Mais au-delà des termes et de la spécialisation, c'est la nouvelle organisation territoriale qui est en jeu, avec de nombreuses inquiétudes quant à la fermeture de tribunaux d'instance. "Cet article (n°53, ndlr) a pour objet la mort des tribunaux d’instance, ni plus ni moins, s’est insurgé Antoine Savignat, député LR du Val-d'Oise, mardi, s’il est voté en l’état, le tribunal d’instance n’existera plus. Sa fusion avec le tribunal de grande instance est en réalité une absorption et une disparition." Et à la clé, le risque de voir la justice de proximité disparaître. "Un des éléments qui se cache derrière cette fusion des tribunaux d’instance et de grande instance est la crainte que la justice de proximité ne disparaisse", a ainsi avancé Philippe Gosselin, député LR de la Manche, rejoint par Emmanuelle Anthoine, députée LR de la Drôme pour qui "cette loi semble donc ouvrir la voie au redécoupage de la carte judiciaire que nous redoutons". Certains députés ont aussi pointé les risques que la réforme faisait peser sur l'emploi. "Les études d’impact dont je dispose montrent qu’un tribunal de plein exercice comme celui de Dieppe, qui rassemble un TGI, un conseil des prud’hommes, un tribunal de commerce et un tribunal d’instance, représente 400 emplois directs et indirects. Si, demain, la spécialisation est appliquée, des cabinets d’avocats seront à coup sûr disloqués, des greffes seront délocalisés et des magistrats perdront leur ancrage territorial", a ainsi fait valoir le député de Seine-Maritime Sébastien Jumel (Gauche démocrate et républicaine). 
Des craintes auxquelles la ministre de la Justice a répondu avec preuve en image : "Voici la carte des tribunaux telle qu'elle est aujourd'hui, eh bien, ce sera exactement la même carte demain, après-demain et dans les années à venir, a ainsi balayé Nicole Belloubet, car c'est l'engagement que j'ai pris."

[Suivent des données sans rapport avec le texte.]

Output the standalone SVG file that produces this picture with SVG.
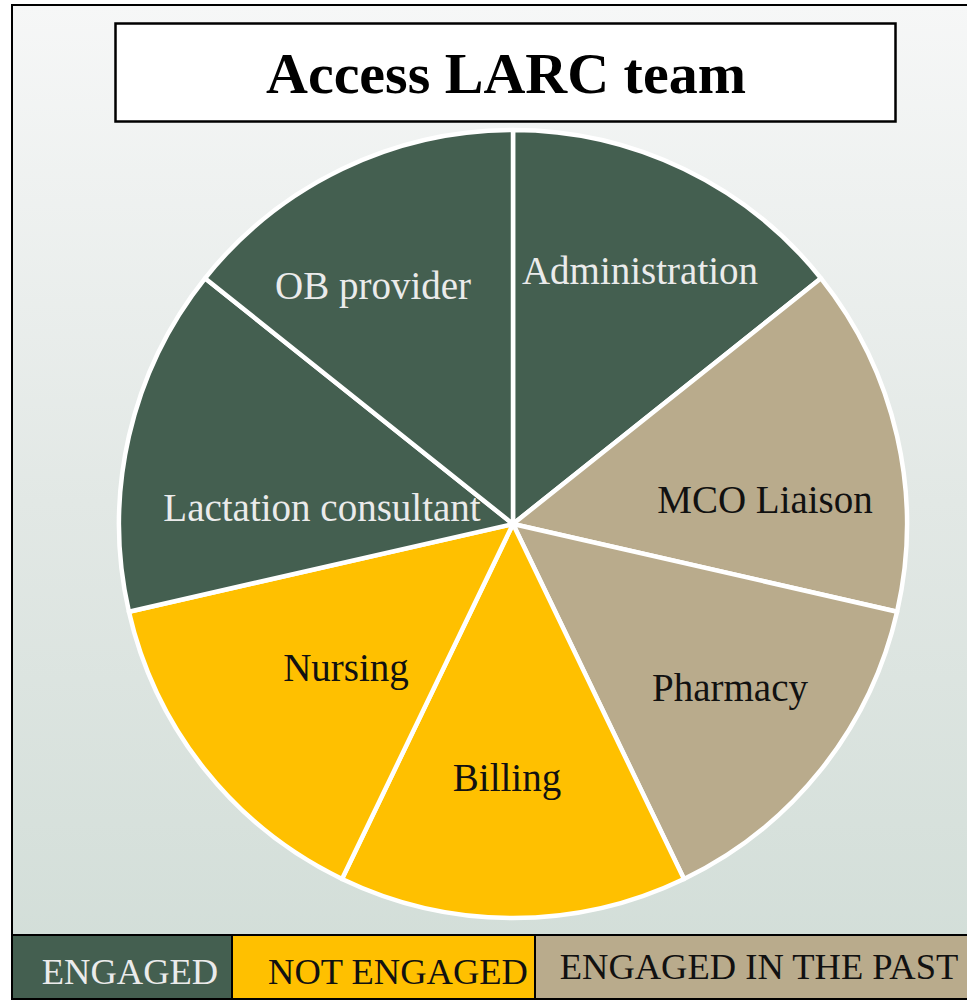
<svg xmlns="http://www.w3.org/2000/svg" width="967" height="1001" viewBox="0 0 967 1001">
<defs>
<linearGradient id="bg" x1="0" y1="0" x2="0" y2="1">
<stop offset="0" stop-color="#f6f7f7"/>
<stop offset="0.5" stop-color="#e2e8e5"/>
<stop offset="1" stop-color="#d1ddd7"/>
</linearGradient>
</defs>
<style>
.slice{stroke:#ffffff;stroke-width:4.5;stroke-linejoin:round}
.g{fill:#445f50}.y{fill:#ffc000}.t{fill:#b9ab8c}
.lbl{font-family:"Liberation Serif",serif;font-size:39px;text-anchor:middle}
.lw{fill:#ebebeb}.lb{fill:#111111}
.leg{font-family:"Liberation Serif",serif;font-size:36.5px;text-anchor:middle}
</style>
<rect x="0" y="0" width="967" height="1001" fill="#ffffff"/>
<rect id="frame" x="12" y="5" width="960" height="994" fill="url(#bg)" stroke="#000000" stroke-width="2"/>
<g id="title">
<rect x="115.5" y="23.5" width="780" height="98" fill="#ffffff" stroke="#000000" stroke-width="2.5"/>
<text x="506" y="93" font-family="Liberation Serif,serif" font-size="58" font-weight="bold" text-anchor="middle" fill="#000000">Access LARC team</text>
</g>
<g id="slice-administration">
<path class="slice g" d="M513,524 L513,130 A394,394 0 0 1 821,278.3 Z"/>
<text class="lbl lw" x="640" y="284">Administration</text>
</g>
<g id="slice-mco">
<path class="slice t" d="M513,524 L821,278.3 A394,394 0 0 1 897.1,611.7 Z"/>
<text class="lbl lb" x="765" y="513">MCO Liaison</text>
</g>
<g id="slice-pharmacy">
<path class="slice t" d="M513,524 L897.1,611.7 A394,394 0 0 1 684,879 Z"/>
<text class="lbl lb" x="730" y="701">Pharmacy</text>
</g>
<g id="slice-billing">
<path class="slice y" d="M513,524 L684,879 A394,394 0 0 1 342,879 Z"/>
<text class="lbl lb" x="507" y="791">Billing</text>
</g>
<g id="slice-nursing">
<path class="slice y" d="M513,524 L342,879 A394,394 0 0 1 128.9,611.7 Z"/>
<text class="lbl lb" x="346" y="681">Nursing</text>
</g>
<g id="slice-lactation">
<path class="slice g" d="M513,524 L128.9,611.7 A394,394 0 0 1 205,278.3 Z"/>
<text class="lbl lw" x="322" y="521">Lactation consultant</text>
</g>
<g id="slice-ob">
<path class="slice g" d="M513,524 L205,278.3 A394,394 0 0 1 513,130 Z"/>
<text class="lbl lw" x="373" y="299">OB provider</text>
</g>
<g id="legend">
<rect x="12" y="935" width="220" height="64" class="g" stroke="#000000" stroke-width="2"/>
<rect x="232" y="935" width="303" height="64" class="y" stroke="#000000" stroke-width="2"/>
<rect x="535" y="935" width="440" height="64" class="t" stroke="#000000" stroke-width="2"/>
<text class="leg lw" x="130" y="984">ENGAGED</text>
<text class="leg lb" x="398" y="984">NOT ENGAGED</text>
<text class="leg lb" x="759" y="979">ENGAGED IN THE PAST</text>
</g>
</svg>
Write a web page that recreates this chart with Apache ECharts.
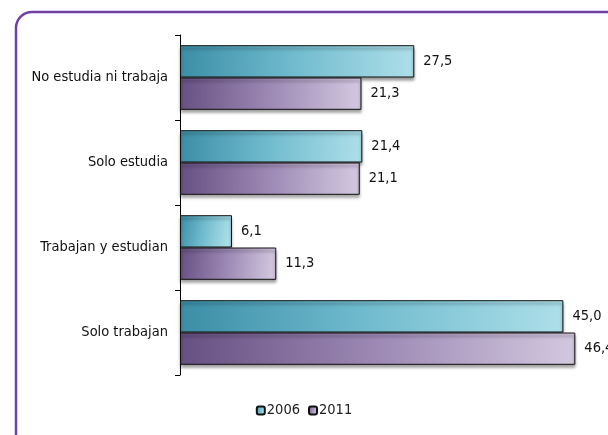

Une augmentation de 24% du budget de la justice

Outre cette réorganisation territoriale, le projet de loi comprend une loi de programmation budgétaire qui prévoit une augmentation de 24% du budget de la justice, qui passera de 6,7 à 8,3 milliards d'euros sur cinq ans. Une augmentation qui doit permettre la création de 6.500 emplois (dont 1.100 en 2018), la livraison de 7.000 nouvelles places de prison, le lancement de 8.000 autres et la création de vingt centres éducatifs fermés pour mineurs.
Le texte simplifie aussi des procédures civiles et les démarches des victimes, avec notamment la possibilité de déposer des plaintes en ligne. Autres mesures : la création d'une nouvelle échelle des peines, pour éviter les courtes peines d'emprisonnement et assurer l'exécution effective des autres, la création d'un parquet national anti-terroriste et d'un nouveau tribunal criminel.
Provoquant un tollé, le gouvernement a par ailleurs ajouté au projet de loi une habilitation à réformer par ordonnance le texte fondateur de la justice des mineurs, l'ordonnance de 1945. L'opposition a dénoncé un coup de force et un dessaisissement de la représentation nationale. Des avocats et magistrats ont manifesté contre le texte, dénonçant une justice "déshumanisée" et "délibérément éloignée du justiciable".

Le texte repart au Sénat dès le 18 décembre pour une nouvelle lecture. Il devrait ensuite être examiné par la commission des lois de l'Assemblée nationale le 19 décembre.